How to participate: Proxy voting instructions should be returned no later than 11am, Tuesday 5 May. More ITV (LSE:ITV) AGM details can be found here

Who’s in the chair? Former InterContinental Hotels chief executive Andrew Cosslett was appointed in June 2022.

How did the company do in 2025? Total revenues were unchanged at £4.12 billion as a 5% decline in total advertising revenue to £1.7 billion was offset by a 5% rise for ITV Studios to £2.1 billion. Adjusted earnings fell 1% to £534 million as ITV Studios delivered a performance close to last year’s record level. Pre-tax profit fell 5% to £448 million and adjusted earnings per share dropped 11% to 8.5p. A final dividend of 3.3p a share is due to be paid on 21 May, resulting in an unchanged total for the year of 5p a share.

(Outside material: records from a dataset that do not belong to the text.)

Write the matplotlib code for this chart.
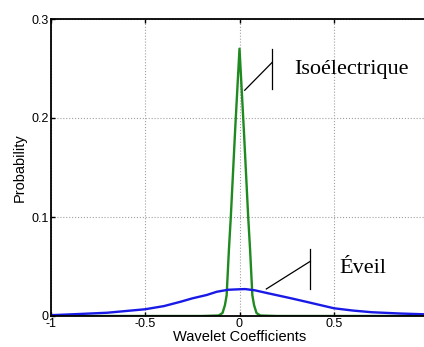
import numpy as np
import matplotlib
matplotlib.use("Agg")
import matplotlib.pyplot as plt

# distribution des coefficients d'ondelettes
eveil_x = [-1.0, -0.85, -0.7, -0.5, -0.4, -0.31, -0.25, -0.174, -0.12, -0.06, 0.0, 0.03,
           0.08, 0.15, 0.27, 0.35, 0.5, 0.6, 0.7, 0.85, 1.0]
eveil_y = [0.0008, 0.002, 0.0033, 0.0068, 0.010, 0.0145, 0.0178, 0.0212, 0.0245, 0.0265, 0.027, 0.0272,
           0.026, 0.023, 0.018, 0.0145, 0.0078, 0.0055, 0.0038, 0.0025, 0.0016]

iso_x = [-1.0, -0.2, -0.11, -0.09, -0.077, -0.068, -0.056, -0.046, -0.023, 0.0,
         0.023, 0.046, 0.056, 0.068, 0.077, 0.09, 0.11, 0.2, 1.0]
iso_y = [0, 0, 0.0005, 0.003, 0.011, 0.021, 0.067, 0.1, 0.188, 0.27,
         0.188, 0.1, 0.067, 0.021, 0.011, 0.003, 0.0005, 0, 0]

xticks = [-1, -0.5, 0, 0.5]
xticklabels = ["-1", "-0.5", "0", "0.5"]
yticks = [0, 0.1, 0.2, 0.3]
yticklabels = ["0", "0.1", "0.2", "0.3"]

plt.rcParams["font.family"] = ["Liberation Sans", "DejaVu Sans"]

fig = plt.figure(figsize=(4.24, 3.47), dpi=100)
ax = fig.add_axes([50.5 / 424, 31 / 347, 378 / 424, 297 / 347])

ax.plot(iso_x, iso_y, color="#1f8a1f", lw=1.7)
ax.plot(eveil_x, eveil_y, color="#1a1ae6", lw=1.7)

ax.set_xlim(-1, 1)
ax.set_ylim(0, 0.3)
ax.set_xticks(xticks)
ax.set_xticklabels(xticklabels)
ax.set_yticks(yticks)
ax.set_yticklabels(yticklabels)
ax.tick_params(direction="in", length=3, width=1, labelsize=9, pad=1.5, top=True, right=True)
ax.grid(True, linestyle=":", color="#a0a0a0", linewidth=0.8)
for s in ax.spines.values():
    s.set_linewidth(1.3)

ax.set_xlabel("Wavelet Coefficients", fontsize=10.5, labelpad=0)
ax.set_ylabel("Probability", fontsize=10.5, labelpad=3)

# annotations
ax.plot([0.172, 0.172], [0.229, 0.2694], color="black", lw=0.9)
ax.plot([0.0275, 0.172], [0.228, 0.256], color="black", lw=0.9)
ax.text(0.292, 0.2485, "Isoélectrique", family="Liberation Serif", fontsize=16, va="center")

ax.plot([0.375, 0.375], [0.0273, 0.0677], color="black", lw=0.9)
ax.plot([0.142, 0.375], [0.0273, 0.0553], color="black", lw=0.9)
ax.text(0.53, 0.0475, "Éveil", family="Liberation Serif", fontsize=16, va="center")

fig.savefig("out.png", dpi=100)
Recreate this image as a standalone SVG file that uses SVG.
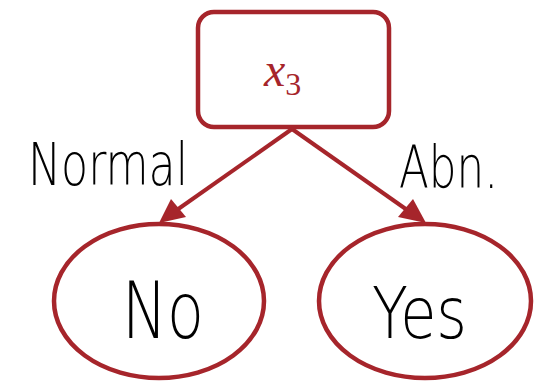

How have shares performed? Up 12% to 82.3p (79.95p on Thursday).

How much is the boss paid? Carolyn McCall’s total remuneration for 2025 amounted to £4.2 million, which is unchanged on 2024’s level. This includes cash and deferred shares worth £1.48 million after the annual bonus scheme paid 77% of the maximum opportunity. This is lower than last year’s outcome of 93.3%, which resulted in £1.75 million. The vesting of Restricted Shares granted in 2023 contributed £1.56 million to the overall figure, with these shares due for release in 2028 after a two-year holding period. A 2% pay rise was awarded in January, taking McCall’s base salary to £1.09 million.

How was variable pay determined? The annual bonus was 50% based on adjusted earnings, with an outcome of 60.95% of the maximum. ITV delivered an unchanged figure of £534 million which came in ahead of expectations at the start of the year. The company’s remuneration committee said its financial targets were designed to be stretching yet realistic given the uncertain advertising market. Cash conversion and cost savings, individual strategic targets and ESG priorities accounted for the rest of the bonus scorecard.

How did last year’s AGM go? The annual remuneration report was approved with 95.67% of votes in favour.

How’s the company doing on diversity? Board composition is 54.55% female, including one senior role. One director is from an ethnic minority background.